## Problem to work on
Retype only what runs from the first line of the listing to the line holding "import * as", both included. Do not retype the pictures.

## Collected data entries
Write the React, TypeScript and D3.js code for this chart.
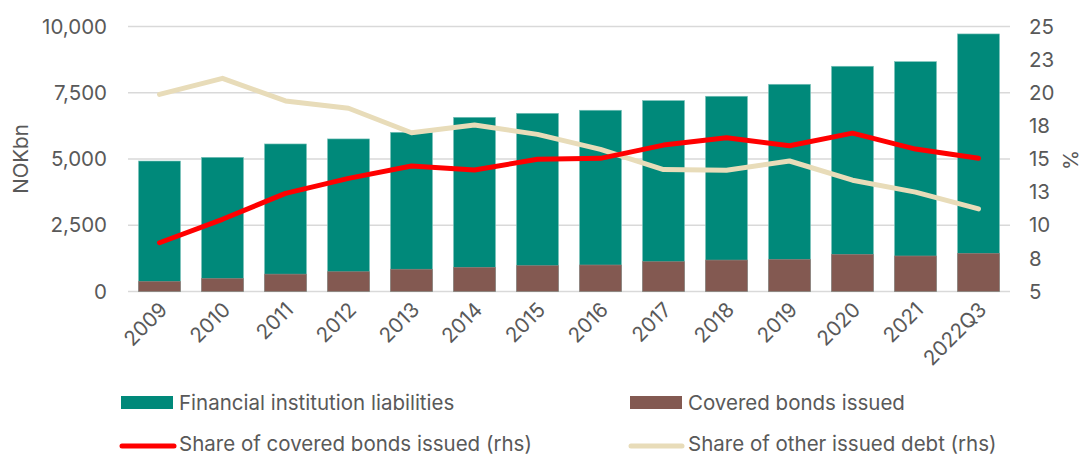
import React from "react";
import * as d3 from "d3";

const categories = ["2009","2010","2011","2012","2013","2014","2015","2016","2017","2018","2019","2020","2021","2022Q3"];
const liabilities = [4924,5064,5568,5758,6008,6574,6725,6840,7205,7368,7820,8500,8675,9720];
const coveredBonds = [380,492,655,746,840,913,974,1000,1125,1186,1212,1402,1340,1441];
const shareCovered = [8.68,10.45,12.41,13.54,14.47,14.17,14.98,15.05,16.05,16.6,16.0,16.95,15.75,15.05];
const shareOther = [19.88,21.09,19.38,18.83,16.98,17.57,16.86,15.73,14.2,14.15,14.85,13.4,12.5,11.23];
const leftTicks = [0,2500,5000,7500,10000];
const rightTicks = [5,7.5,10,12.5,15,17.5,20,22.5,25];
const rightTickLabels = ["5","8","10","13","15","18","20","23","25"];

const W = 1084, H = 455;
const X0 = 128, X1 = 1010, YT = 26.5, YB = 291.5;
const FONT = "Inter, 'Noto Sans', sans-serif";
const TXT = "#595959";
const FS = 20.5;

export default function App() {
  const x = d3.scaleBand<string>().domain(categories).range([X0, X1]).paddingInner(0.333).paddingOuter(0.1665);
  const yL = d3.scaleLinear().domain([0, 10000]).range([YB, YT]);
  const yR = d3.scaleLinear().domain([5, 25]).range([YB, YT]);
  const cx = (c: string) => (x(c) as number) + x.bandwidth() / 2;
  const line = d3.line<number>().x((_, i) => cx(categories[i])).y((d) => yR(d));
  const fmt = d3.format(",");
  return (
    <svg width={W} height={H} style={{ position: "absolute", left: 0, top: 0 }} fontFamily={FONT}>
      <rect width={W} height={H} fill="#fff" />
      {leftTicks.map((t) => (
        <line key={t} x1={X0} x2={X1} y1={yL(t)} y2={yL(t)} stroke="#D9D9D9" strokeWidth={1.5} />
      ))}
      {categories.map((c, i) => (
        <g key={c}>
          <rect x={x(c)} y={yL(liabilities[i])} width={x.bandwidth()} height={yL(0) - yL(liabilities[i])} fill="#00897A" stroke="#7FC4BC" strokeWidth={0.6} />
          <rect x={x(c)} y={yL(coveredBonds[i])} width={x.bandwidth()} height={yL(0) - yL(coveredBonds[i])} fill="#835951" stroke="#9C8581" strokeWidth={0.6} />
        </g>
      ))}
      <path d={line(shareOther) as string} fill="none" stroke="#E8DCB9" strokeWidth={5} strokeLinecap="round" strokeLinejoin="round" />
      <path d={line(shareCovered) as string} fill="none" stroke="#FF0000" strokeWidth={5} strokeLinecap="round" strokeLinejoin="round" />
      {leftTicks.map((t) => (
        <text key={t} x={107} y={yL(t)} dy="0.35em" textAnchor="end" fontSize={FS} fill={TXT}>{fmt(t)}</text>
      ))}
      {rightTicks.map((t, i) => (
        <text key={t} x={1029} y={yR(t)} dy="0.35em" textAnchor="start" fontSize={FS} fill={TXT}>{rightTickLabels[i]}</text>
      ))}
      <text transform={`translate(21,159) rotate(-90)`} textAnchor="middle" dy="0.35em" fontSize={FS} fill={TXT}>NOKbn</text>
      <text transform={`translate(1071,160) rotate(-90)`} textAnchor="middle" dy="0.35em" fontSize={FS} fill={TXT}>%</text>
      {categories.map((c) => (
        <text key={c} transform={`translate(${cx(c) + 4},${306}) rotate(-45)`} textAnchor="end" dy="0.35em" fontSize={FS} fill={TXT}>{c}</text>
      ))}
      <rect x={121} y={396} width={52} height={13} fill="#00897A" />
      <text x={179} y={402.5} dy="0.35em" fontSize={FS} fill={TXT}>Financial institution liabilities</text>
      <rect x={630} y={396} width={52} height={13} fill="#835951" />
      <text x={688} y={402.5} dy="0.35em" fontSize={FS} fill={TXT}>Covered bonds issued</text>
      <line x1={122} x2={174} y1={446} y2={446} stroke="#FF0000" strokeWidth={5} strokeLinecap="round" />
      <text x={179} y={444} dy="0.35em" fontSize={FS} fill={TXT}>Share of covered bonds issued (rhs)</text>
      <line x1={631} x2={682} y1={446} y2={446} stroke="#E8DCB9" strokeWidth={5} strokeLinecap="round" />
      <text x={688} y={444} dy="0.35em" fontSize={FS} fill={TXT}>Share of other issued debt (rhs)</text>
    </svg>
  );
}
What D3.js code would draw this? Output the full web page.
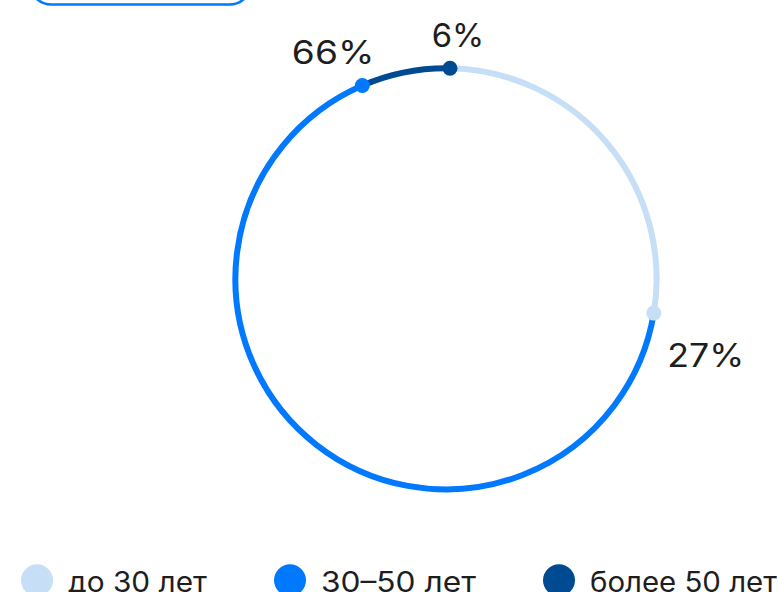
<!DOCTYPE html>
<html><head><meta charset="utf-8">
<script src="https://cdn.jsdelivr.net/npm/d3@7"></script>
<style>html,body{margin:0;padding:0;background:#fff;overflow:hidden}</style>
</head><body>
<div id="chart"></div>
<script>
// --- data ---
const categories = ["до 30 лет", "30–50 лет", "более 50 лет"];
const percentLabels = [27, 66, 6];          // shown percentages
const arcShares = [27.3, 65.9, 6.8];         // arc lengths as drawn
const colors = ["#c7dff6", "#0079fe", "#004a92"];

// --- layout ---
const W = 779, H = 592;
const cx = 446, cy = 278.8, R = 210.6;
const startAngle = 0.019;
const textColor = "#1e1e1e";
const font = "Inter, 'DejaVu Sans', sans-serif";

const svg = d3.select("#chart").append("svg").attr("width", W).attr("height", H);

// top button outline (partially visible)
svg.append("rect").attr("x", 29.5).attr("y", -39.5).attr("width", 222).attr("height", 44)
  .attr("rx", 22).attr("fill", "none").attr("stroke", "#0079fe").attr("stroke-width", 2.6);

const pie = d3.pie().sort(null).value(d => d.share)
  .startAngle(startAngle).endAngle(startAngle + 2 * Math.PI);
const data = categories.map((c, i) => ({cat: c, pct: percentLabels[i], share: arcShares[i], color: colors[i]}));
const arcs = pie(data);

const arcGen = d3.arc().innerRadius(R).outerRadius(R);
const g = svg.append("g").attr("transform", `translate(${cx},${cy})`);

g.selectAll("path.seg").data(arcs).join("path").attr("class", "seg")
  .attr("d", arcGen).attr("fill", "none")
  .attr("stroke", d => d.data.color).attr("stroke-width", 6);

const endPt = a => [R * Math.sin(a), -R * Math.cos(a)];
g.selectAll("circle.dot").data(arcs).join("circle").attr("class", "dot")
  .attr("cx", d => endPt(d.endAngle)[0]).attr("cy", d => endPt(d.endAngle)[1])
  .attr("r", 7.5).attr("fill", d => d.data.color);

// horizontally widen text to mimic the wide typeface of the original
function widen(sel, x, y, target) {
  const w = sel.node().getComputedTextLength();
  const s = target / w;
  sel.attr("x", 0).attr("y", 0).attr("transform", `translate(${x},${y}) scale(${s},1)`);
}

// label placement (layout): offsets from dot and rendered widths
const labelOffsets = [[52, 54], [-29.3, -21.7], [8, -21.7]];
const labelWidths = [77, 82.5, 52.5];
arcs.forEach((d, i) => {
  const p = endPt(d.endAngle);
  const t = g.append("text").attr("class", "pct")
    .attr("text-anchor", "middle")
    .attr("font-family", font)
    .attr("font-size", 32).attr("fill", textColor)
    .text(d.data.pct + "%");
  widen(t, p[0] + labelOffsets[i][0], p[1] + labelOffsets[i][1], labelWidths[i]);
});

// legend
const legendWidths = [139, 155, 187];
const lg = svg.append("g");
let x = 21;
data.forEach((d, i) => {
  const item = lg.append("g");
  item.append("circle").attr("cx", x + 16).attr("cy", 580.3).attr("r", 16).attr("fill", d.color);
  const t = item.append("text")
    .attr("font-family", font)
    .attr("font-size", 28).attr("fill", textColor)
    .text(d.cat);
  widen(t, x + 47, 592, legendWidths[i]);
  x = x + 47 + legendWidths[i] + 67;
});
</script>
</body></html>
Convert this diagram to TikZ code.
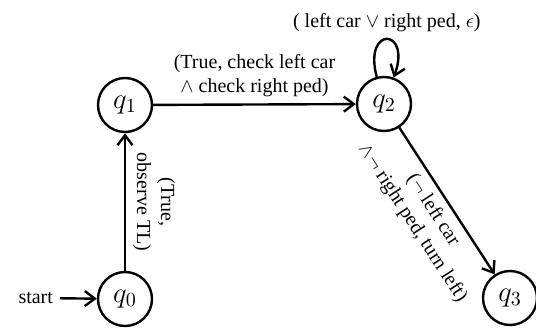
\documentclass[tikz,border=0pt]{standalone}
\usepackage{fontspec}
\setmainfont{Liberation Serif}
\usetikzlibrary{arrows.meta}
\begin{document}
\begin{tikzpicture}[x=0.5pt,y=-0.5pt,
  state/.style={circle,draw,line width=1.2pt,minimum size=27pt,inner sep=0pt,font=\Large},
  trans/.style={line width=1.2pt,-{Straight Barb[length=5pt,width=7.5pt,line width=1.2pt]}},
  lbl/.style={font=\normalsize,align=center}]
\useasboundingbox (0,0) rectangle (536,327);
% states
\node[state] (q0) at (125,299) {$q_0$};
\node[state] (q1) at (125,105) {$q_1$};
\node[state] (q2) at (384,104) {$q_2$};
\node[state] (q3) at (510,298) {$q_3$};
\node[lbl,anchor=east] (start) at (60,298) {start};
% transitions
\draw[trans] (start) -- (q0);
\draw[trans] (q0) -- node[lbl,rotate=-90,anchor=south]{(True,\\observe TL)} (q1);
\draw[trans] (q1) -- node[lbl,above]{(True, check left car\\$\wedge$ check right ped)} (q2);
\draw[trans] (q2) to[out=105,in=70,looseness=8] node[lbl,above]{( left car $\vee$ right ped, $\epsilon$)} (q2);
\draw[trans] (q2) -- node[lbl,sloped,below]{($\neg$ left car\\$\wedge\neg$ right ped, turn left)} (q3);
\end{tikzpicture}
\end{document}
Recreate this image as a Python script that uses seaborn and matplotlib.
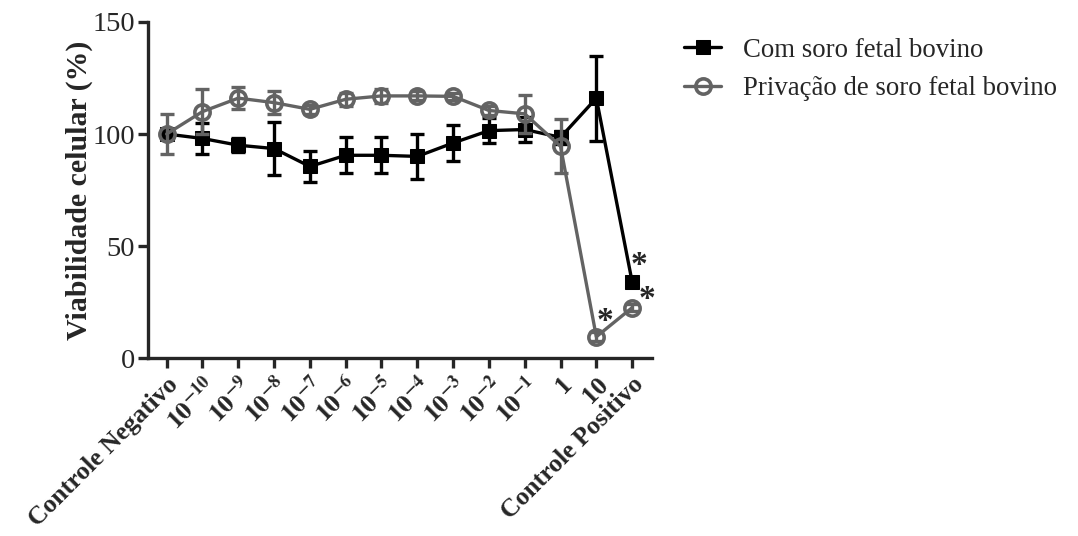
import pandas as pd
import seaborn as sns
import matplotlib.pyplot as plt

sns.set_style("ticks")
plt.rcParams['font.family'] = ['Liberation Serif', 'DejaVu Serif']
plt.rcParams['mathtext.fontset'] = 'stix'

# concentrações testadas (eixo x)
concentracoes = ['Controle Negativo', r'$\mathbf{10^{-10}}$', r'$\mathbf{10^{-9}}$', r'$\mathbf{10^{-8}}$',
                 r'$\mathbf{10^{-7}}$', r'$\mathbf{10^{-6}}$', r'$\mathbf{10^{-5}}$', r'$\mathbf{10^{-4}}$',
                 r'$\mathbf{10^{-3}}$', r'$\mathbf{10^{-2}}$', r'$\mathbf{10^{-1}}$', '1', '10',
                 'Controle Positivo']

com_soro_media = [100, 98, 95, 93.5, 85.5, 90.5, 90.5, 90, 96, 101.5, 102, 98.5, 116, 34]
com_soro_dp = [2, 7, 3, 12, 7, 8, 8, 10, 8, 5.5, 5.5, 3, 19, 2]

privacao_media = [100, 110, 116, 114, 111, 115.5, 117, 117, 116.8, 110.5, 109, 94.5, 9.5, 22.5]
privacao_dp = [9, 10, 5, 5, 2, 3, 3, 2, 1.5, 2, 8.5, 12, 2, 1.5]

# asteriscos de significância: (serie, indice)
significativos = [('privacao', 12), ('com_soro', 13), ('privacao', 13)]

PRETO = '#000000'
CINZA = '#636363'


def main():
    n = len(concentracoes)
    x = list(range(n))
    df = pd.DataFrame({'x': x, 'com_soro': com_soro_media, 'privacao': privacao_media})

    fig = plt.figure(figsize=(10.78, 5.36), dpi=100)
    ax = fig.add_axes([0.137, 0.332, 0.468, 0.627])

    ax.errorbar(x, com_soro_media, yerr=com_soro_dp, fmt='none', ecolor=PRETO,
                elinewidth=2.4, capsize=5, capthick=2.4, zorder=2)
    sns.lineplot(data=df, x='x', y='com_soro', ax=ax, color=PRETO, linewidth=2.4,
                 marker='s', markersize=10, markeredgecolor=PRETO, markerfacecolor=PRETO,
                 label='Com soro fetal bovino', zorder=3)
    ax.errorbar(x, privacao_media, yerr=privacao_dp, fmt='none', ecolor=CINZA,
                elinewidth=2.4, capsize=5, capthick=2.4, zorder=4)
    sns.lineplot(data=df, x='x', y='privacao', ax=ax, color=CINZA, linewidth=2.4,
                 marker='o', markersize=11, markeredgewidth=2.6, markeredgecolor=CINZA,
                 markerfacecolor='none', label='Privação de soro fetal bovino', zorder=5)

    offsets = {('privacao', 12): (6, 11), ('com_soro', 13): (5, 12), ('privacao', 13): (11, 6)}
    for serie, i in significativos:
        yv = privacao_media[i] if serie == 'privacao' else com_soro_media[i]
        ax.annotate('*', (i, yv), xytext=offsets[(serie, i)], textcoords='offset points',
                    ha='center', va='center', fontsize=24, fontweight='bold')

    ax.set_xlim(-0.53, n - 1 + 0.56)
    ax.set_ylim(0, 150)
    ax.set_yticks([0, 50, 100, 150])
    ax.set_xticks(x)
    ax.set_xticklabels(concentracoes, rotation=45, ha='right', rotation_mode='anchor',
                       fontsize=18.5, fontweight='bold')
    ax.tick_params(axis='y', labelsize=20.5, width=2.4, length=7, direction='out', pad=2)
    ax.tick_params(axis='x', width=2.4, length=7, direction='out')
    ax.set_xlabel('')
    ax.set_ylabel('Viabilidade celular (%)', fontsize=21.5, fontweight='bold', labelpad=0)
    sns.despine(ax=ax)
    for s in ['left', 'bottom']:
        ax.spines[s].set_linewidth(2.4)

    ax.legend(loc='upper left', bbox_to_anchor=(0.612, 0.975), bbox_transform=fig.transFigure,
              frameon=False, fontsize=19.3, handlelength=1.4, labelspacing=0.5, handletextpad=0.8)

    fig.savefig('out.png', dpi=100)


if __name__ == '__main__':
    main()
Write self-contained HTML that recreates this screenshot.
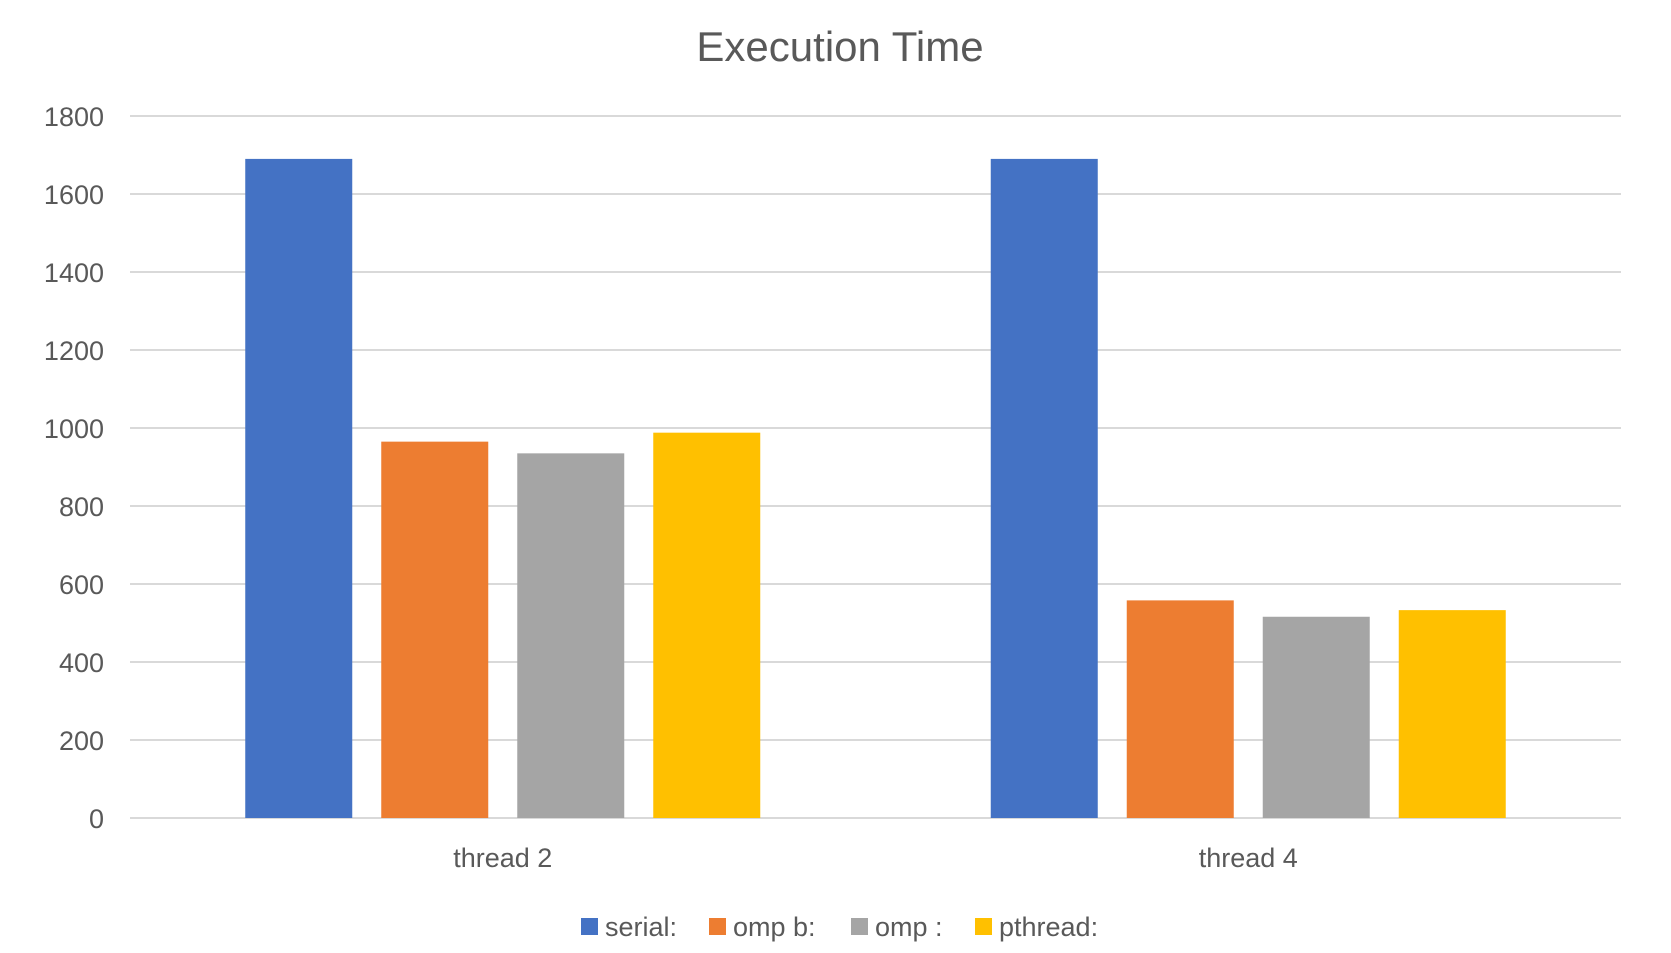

## Finished task
Write the React, TypeScript and D3.js code for this chart.
import React from "react";
import * as d3 from "d3";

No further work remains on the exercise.